----- RECORDS -----

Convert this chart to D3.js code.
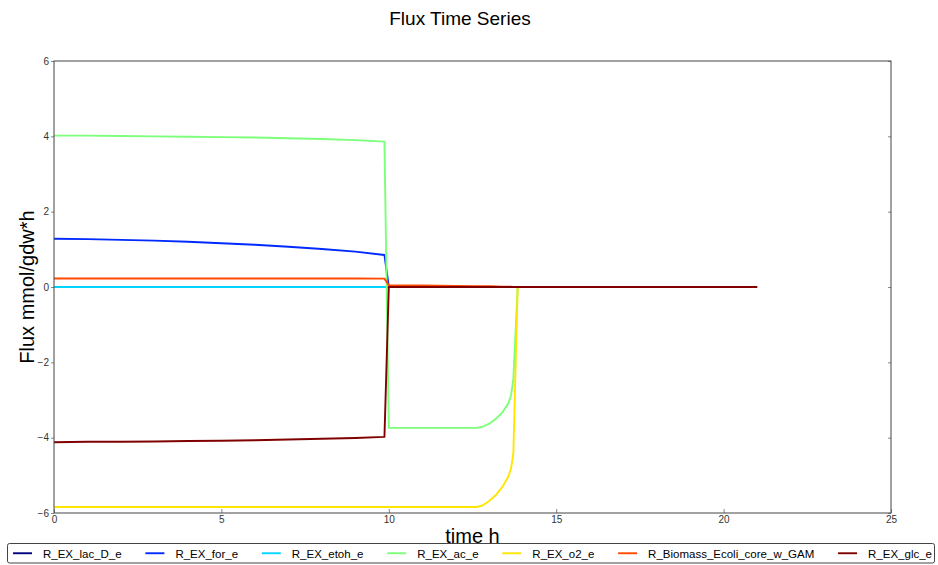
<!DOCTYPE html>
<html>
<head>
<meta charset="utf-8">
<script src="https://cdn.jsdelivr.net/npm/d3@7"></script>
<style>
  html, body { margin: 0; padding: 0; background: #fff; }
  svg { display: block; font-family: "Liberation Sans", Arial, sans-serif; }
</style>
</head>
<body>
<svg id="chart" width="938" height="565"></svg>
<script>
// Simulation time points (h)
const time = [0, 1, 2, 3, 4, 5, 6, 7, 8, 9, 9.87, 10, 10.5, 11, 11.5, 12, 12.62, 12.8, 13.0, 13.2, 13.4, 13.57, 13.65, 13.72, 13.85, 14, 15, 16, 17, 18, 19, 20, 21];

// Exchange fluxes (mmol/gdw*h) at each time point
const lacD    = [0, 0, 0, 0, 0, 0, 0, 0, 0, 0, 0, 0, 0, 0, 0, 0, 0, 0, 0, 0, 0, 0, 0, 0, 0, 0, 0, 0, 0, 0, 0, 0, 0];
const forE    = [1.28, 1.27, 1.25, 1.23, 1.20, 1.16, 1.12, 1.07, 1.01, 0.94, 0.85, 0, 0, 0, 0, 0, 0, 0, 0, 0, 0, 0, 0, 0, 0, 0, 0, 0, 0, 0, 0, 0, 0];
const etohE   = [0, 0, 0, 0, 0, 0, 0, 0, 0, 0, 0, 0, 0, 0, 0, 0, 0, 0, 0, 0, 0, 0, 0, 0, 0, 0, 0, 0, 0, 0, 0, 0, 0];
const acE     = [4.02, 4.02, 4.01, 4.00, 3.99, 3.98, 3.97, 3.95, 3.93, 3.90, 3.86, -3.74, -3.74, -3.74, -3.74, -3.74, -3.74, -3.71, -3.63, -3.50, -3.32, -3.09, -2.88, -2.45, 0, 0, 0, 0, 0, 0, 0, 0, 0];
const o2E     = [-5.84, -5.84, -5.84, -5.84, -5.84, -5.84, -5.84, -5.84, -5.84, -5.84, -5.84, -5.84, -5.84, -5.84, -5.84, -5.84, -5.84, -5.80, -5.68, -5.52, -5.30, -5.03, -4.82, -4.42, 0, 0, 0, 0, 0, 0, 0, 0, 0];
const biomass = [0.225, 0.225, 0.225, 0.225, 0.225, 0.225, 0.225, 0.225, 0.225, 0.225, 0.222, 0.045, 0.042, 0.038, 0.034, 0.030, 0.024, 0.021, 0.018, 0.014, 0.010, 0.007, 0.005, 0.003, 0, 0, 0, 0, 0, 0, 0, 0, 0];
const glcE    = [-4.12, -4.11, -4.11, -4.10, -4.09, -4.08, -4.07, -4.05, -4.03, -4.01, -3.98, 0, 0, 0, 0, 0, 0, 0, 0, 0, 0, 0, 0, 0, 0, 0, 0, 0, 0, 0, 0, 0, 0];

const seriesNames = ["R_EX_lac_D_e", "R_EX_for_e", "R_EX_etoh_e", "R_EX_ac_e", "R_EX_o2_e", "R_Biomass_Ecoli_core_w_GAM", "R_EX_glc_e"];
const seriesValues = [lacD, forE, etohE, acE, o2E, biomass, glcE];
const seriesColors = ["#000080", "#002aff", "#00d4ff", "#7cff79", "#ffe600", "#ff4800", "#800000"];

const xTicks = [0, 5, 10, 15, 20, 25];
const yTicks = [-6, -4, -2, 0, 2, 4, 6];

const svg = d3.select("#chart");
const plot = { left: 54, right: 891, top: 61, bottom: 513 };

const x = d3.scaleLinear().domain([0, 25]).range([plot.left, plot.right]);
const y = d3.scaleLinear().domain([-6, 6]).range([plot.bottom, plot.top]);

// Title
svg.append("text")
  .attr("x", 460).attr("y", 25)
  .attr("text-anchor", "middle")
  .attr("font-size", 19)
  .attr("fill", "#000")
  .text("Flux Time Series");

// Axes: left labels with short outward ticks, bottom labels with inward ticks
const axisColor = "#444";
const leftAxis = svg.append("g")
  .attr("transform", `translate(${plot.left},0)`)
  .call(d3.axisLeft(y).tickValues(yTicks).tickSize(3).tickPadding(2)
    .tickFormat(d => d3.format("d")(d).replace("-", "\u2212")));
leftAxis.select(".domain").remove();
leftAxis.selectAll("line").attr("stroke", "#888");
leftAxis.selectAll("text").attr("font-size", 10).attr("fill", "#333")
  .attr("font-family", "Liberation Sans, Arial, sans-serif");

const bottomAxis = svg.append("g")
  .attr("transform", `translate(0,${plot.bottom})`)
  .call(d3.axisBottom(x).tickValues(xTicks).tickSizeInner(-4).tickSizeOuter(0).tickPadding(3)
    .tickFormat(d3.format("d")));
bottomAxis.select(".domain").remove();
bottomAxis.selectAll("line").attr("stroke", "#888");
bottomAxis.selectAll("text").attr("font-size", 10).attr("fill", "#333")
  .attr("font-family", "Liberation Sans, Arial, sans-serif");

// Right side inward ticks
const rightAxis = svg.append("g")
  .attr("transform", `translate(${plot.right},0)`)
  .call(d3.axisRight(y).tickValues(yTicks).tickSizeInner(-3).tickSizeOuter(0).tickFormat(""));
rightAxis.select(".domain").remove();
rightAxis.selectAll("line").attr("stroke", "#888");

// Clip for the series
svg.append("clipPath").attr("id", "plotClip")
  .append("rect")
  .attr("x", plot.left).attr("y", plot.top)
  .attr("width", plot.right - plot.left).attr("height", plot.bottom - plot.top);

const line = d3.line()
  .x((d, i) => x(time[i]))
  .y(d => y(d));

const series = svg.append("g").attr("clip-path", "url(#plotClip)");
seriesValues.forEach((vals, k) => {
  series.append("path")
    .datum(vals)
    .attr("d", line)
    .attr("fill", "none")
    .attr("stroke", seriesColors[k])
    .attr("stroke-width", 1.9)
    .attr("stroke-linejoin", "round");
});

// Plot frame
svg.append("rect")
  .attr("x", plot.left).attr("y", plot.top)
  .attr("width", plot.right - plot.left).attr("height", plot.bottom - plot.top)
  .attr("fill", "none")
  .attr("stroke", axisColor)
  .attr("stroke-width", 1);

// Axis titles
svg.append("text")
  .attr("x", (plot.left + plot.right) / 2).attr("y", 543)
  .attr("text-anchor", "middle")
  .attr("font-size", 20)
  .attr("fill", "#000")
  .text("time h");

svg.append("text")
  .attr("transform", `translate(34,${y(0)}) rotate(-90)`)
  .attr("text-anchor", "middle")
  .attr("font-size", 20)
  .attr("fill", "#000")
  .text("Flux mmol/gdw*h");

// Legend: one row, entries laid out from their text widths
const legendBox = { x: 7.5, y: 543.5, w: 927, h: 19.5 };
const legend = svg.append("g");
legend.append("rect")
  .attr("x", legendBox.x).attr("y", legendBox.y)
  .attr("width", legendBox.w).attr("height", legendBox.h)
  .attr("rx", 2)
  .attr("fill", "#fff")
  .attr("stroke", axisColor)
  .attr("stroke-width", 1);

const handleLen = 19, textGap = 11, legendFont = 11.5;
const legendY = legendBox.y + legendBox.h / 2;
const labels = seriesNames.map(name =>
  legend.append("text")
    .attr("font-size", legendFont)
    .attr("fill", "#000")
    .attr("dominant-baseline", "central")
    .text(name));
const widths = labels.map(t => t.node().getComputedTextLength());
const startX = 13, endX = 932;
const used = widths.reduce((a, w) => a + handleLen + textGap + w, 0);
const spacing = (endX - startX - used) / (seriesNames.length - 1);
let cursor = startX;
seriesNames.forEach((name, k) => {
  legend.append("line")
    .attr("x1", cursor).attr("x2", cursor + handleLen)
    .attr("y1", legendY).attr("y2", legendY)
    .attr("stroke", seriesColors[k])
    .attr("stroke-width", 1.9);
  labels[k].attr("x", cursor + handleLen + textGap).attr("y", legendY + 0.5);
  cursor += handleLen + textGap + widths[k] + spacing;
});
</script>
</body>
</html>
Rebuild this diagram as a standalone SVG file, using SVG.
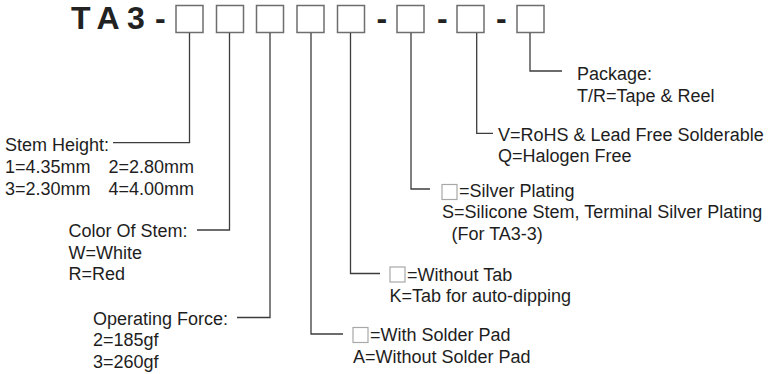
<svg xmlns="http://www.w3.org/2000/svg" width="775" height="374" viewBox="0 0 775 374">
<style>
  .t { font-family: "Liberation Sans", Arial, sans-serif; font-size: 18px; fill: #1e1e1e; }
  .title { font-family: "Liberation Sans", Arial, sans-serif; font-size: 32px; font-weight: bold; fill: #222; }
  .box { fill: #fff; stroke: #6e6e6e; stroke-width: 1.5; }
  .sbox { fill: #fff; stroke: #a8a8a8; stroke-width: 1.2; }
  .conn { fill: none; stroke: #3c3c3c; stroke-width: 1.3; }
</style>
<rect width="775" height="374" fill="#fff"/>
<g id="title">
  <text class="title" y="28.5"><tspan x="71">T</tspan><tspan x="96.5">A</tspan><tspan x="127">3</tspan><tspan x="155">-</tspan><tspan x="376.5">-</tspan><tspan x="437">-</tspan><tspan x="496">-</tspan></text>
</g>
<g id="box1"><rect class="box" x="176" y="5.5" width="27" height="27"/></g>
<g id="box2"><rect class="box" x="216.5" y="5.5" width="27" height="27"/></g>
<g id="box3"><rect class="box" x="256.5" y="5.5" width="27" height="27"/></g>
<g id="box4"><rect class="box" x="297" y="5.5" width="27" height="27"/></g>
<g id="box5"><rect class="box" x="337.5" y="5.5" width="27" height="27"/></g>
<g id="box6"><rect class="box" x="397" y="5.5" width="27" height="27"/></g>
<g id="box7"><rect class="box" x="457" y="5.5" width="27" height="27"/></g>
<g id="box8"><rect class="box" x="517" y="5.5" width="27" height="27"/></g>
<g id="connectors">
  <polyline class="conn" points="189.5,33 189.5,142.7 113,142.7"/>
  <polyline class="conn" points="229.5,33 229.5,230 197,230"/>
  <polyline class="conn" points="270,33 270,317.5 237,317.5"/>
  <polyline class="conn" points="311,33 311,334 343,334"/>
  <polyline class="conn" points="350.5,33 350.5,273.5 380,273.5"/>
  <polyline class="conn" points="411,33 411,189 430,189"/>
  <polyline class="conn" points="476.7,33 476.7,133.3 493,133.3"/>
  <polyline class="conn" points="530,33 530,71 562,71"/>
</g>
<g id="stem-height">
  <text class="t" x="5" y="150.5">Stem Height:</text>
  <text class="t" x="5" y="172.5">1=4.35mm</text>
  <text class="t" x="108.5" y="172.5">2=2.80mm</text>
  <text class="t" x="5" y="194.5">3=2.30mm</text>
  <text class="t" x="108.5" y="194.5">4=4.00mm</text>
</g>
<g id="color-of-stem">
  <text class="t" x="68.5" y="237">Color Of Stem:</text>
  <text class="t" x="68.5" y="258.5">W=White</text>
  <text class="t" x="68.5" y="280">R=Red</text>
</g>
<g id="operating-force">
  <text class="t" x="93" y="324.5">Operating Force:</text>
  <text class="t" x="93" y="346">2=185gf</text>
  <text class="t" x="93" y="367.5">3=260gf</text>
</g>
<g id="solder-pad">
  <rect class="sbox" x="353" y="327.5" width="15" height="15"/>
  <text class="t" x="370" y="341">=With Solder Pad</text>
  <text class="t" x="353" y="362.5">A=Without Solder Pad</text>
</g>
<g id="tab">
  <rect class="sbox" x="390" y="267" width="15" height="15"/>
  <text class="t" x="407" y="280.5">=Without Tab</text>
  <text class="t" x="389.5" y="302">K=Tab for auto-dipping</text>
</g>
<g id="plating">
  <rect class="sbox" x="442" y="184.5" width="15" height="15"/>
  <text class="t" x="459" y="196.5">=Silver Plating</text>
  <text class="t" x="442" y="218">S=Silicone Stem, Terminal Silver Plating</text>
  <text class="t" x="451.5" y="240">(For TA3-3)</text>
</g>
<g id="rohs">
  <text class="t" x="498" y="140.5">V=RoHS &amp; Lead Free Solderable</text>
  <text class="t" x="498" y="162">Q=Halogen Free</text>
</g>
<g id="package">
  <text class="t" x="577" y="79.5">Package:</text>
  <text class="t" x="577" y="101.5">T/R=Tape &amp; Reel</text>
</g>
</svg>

-----

# PROBLEM REQUIREMENTS
Repeat exactly the lines from the start of the entries down to the line with "19, 20, 21];", keeping both ends but none of the pictures.

# RESPONSE BELOW
Convert this chart to D3.js code.
<!DOCTYPE html>
<html>
<head>
<meta charset="utf-8">
<script src="https://cdn.jsdelivr.net/npm/d3@7"></script>
<style>
  html, body { margin: 0; padding: 0; background: #fff; }
  svg { display: block; font-family: "Liberation Sans", Arial, sans-serif; }
</style>
</head>
<body>
<svg id="chart" width="938" height="565"></svg>
<script>
// Simulation time points (h)
const time = [0, 1, 2, 3, 4, 5, 6, 7, 8, 9, 9.87, 10, 10.5, 11, 11.5, 12, 12.62, 12.8, 13.0, 13.2, 13.4, 13.57, 13.65, 13.72, 13.85, 14, 15, 16, 17, 18, 19, 20, 21];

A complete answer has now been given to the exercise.